(Records from a data source)
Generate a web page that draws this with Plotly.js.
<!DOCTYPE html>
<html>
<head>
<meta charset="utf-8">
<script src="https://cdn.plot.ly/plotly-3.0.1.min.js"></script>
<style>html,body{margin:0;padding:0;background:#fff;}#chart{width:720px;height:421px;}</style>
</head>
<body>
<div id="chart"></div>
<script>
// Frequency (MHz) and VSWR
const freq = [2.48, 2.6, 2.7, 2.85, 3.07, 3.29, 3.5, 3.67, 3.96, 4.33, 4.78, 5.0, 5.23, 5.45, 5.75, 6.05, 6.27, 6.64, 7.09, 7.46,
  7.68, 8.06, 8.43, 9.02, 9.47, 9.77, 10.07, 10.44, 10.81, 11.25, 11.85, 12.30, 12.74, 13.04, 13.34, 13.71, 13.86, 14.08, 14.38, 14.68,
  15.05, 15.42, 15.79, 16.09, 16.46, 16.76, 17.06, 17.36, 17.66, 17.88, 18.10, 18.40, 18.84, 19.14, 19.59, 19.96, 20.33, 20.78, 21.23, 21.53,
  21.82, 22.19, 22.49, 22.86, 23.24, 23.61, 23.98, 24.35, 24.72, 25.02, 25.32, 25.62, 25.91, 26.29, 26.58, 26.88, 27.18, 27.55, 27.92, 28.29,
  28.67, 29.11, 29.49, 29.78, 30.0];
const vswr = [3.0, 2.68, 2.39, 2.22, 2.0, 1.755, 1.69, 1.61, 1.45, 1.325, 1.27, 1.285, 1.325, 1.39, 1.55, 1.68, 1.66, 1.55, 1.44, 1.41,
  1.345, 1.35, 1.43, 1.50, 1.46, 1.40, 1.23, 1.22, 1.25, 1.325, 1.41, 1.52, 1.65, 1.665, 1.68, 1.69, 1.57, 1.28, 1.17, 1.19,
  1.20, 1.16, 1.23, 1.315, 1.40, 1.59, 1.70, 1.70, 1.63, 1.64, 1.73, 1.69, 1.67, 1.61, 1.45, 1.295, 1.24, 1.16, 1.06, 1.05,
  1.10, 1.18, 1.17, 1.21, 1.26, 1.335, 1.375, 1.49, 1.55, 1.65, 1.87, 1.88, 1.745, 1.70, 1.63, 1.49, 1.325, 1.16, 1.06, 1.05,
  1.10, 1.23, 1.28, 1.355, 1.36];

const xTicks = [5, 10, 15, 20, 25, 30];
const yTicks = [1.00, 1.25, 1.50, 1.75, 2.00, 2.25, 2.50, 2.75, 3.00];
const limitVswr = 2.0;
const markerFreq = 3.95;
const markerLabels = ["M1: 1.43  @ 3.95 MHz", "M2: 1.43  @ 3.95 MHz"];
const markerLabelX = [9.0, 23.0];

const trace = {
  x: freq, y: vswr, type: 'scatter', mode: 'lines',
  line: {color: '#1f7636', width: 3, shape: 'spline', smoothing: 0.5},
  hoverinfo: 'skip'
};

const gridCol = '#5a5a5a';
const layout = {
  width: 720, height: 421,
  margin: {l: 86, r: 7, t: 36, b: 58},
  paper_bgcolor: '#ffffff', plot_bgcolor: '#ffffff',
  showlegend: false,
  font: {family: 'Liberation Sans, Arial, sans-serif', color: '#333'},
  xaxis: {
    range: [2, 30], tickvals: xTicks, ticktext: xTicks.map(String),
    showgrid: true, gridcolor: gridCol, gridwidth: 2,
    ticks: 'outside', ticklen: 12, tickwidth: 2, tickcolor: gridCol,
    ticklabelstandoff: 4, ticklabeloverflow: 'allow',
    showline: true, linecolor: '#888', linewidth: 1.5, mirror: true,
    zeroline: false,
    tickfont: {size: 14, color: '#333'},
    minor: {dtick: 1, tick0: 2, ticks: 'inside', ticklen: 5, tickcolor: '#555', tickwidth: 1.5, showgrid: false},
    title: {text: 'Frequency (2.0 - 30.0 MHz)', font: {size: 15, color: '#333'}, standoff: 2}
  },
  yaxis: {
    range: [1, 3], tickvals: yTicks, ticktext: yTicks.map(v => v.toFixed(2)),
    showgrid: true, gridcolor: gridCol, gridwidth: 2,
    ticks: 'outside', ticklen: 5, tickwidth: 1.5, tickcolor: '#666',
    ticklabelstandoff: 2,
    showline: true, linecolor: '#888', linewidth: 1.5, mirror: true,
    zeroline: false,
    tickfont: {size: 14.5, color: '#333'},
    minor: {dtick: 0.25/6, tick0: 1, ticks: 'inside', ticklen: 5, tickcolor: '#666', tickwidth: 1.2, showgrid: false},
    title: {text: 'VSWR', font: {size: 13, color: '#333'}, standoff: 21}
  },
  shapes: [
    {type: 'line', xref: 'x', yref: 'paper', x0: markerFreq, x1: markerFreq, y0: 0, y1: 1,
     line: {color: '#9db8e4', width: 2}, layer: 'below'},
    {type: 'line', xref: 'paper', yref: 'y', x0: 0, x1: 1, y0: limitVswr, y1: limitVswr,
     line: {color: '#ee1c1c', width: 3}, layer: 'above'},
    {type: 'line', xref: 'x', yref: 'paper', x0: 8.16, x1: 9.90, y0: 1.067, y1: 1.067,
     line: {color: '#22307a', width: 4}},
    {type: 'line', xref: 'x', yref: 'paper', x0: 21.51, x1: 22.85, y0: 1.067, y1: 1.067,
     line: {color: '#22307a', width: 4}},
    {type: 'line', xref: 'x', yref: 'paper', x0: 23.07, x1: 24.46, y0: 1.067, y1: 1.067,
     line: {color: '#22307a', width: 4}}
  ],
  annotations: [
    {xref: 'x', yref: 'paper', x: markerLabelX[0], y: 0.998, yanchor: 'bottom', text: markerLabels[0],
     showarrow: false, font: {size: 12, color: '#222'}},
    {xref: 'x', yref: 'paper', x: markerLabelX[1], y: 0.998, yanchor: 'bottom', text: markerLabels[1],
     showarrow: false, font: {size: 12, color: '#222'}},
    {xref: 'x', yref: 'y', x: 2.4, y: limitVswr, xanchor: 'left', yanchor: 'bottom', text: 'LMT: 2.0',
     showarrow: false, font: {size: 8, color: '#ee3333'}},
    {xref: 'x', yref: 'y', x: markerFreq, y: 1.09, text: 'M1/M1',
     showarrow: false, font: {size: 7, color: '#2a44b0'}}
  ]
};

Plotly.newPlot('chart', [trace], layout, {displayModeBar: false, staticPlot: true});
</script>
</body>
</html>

---

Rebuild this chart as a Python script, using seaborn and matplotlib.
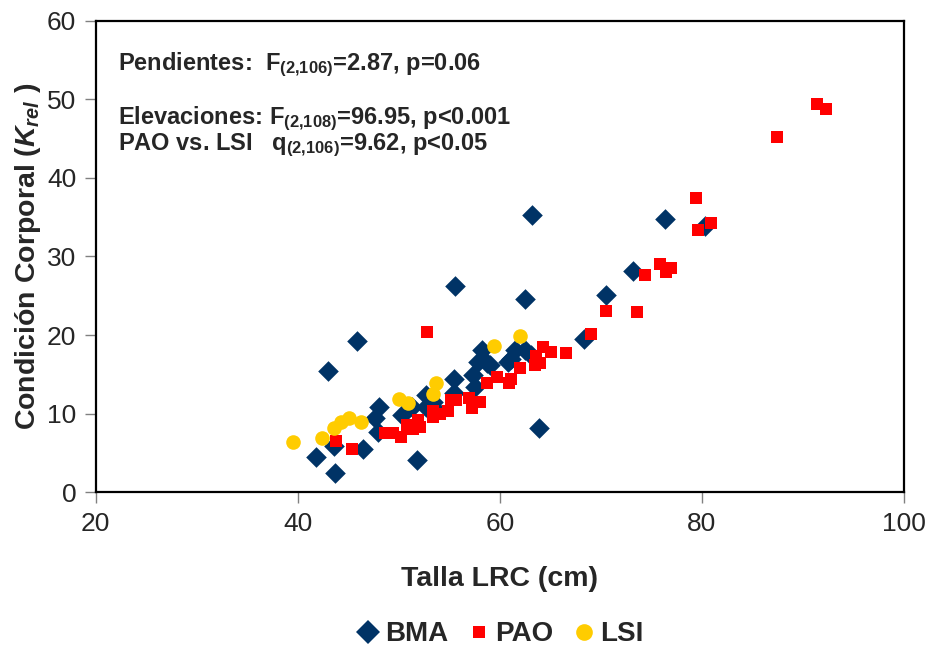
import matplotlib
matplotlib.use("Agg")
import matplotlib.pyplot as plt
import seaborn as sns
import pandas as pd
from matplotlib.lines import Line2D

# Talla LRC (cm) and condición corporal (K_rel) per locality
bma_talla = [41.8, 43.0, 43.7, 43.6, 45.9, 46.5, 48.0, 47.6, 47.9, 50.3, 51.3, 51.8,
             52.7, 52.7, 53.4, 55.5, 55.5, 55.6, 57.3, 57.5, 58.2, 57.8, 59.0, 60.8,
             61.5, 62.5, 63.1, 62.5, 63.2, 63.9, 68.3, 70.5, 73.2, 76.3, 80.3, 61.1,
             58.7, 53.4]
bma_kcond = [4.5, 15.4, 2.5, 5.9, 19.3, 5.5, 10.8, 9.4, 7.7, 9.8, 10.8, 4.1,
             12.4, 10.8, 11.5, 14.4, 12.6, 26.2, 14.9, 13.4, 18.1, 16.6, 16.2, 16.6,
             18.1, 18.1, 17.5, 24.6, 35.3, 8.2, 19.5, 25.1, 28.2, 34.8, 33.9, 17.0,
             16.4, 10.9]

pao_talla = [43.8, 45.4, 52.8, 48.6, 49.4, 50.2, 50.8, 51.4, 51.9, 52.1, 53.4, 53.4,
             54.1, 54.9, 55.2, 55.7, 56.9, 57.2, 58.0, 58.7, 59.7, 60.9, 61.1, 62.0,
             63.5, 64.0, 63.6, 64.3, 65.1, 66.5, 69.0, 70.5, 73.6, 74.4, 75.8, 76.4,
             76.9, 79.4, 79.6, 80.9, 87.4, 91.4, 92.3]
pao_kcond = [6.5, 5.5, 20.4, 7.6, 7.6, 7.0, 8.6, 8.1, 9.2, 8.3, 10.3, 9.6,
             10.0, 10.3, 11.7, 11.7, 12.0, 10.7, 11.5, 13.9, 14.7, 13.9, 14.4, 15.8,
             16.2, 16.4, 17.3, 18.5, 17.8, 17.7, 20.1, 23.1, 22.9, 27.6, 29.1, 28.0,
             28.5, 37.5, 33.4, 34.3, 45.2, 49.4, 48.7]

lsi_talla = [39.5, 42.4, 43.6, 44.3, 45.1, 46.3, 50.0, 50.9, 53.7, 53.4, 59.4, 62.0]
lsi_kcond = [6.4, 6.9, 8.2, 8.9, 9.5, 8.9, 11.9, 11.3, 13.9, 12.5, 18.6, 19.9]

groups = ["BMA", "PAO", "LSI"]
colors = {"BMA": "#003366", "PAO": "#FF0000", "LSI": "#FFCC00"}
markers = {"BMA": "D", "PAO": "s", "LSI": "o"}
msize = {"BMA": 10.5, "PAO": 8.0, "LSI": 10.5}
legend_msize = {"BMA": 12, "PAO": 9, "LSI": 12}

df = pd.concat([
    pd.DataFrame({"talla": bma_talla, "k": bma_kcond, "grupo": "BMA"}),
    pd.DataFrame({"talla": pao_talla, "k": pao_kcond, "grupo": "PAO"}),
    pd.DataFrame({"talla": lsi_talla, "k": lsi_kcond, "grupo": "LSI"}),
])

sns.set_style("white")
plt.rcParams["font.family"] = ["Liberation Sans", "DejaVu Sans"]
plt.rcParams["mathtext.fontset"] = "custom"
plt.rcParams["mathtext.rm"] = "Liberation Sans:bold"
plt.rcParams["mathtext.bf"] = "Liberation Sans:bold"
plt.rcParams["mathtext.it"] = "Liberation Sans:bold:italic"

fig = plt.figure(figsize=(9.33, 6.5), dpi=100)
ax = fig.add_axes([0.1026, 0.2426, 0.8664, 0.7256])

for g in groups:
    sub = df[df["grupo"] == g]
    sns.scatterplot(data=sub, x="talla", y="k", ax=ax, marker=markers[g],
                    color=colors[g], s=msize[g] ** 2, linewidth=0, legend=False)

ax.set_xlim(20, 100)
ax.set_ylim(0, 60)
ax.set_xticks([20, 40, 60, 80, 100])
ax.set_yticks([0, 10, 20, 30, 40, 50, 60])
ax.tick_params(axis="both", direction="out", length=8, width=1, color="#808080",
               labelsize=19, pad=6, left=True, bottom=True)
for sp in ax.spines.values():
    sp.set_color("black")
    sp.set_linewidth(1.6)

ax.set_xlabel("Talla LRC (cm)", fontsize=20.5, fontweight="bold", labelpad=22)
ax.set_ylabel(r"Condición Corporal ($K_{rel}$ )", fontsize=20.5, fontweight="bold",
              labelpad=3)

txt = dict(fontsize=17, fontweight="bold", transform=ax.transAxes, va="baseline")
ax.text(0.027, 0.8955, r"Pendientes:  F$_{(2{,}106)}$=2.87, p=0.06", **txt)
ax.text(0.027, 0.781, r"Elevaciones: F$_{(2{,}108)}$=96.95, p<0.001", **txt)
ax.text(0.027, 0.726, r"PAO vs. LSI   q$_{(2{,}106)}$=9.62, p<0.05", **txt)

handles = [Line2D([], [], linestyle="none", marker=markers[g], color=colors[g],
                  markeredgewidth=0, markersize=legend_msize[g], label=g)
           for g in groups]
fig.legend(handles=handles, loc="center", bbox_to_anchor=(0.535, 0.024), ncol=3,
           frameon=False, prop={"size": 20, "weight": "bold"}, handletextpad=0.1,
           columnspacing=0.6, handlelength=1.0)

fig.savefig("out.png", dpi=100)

--

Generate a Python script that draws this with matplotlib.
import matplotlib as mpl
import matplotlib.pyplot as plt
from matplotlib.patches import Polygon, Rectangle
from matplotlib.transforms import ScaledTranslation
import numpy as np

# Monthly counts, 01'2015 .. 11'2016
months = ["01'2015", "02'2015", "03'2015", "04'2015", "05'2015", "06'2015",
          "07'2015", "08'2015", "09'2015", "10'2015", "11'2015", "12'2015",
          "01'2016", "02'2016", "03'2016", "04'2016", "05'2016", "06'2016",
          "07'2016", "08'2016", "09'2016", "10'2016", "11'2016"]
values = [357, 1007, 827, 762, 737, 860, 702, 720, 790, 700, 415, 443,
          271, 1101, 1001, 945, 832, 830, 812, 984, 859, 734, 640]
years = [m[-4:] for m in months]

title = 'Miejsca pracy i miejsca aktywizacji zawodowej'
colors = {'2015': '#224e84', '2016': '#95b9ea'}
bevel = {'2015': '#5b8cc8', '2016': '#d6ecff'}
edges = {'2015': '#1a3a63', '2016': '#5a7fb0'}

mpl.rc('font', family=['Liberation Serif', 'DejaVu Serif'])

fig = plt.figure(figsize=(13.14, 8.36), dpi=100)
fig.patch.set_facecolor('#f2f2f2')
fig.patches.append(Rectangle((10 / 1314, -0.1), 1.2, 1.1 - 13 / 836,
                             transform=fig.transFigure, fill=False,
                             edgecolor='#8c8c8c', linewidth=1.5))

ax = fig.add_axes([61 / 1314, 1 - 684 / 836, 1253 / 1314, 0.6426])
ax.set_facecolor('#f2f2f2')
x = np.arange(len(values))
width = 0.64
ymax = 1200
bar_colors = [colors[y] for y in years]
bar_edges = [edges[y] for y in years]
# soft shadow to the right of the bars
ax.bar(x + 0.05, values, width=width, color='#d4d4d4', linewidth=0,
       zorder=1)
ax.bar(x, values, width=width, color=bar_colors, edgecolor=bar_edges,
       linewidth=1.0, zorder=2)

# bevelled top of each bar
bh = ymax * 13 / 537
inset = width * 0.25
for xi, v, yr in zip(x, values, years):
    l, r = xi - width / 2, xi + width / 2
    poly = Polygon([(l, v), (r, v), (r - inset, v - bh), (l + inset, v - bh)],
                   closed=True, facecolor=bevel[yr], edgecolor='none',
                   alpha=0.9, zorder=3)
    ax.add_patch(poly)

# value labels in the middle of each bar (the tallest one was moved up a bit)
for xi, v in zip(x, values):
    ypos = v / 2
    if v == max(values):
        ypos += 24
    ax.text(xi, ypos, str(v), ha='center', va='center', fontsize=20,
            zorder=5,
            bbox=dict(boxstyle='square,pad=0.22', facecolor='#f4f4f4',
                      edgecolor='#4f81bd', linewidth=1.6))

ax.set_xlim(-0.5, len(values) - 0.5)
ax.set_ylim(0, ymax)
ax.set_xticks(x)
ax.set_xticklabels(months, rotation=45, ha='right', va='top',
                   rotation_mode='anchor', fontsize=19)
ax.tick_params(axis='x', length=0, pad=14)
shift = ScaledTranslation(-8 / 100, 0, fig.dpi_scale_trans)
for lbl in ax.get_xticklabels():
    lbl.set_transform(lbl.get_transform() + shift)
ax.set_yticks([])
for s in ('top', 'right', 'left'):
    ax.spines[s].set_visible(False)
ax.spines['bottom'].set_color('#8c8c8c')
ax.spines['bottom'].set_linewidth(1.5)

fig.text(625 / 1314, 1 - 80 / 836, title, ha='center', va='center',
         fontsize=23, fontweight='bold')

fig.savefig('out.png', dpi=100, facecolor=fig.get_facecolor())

EXERCISE = Above are the records. Copy only the lines from the one with "Rebuild this chart" through the one with "from matplotlib.lines import Line2D", exactly, with no pictures.

FULL SOLUTION =
Rebuild this chart as a Python script, using seaborn and matplotlib.
import matplotlib
matplotlib.use("Agg")
import matplotlib.pyplot as plt
import seaborn as sns
import pandas as pd
from matplotlib.lines import Line2D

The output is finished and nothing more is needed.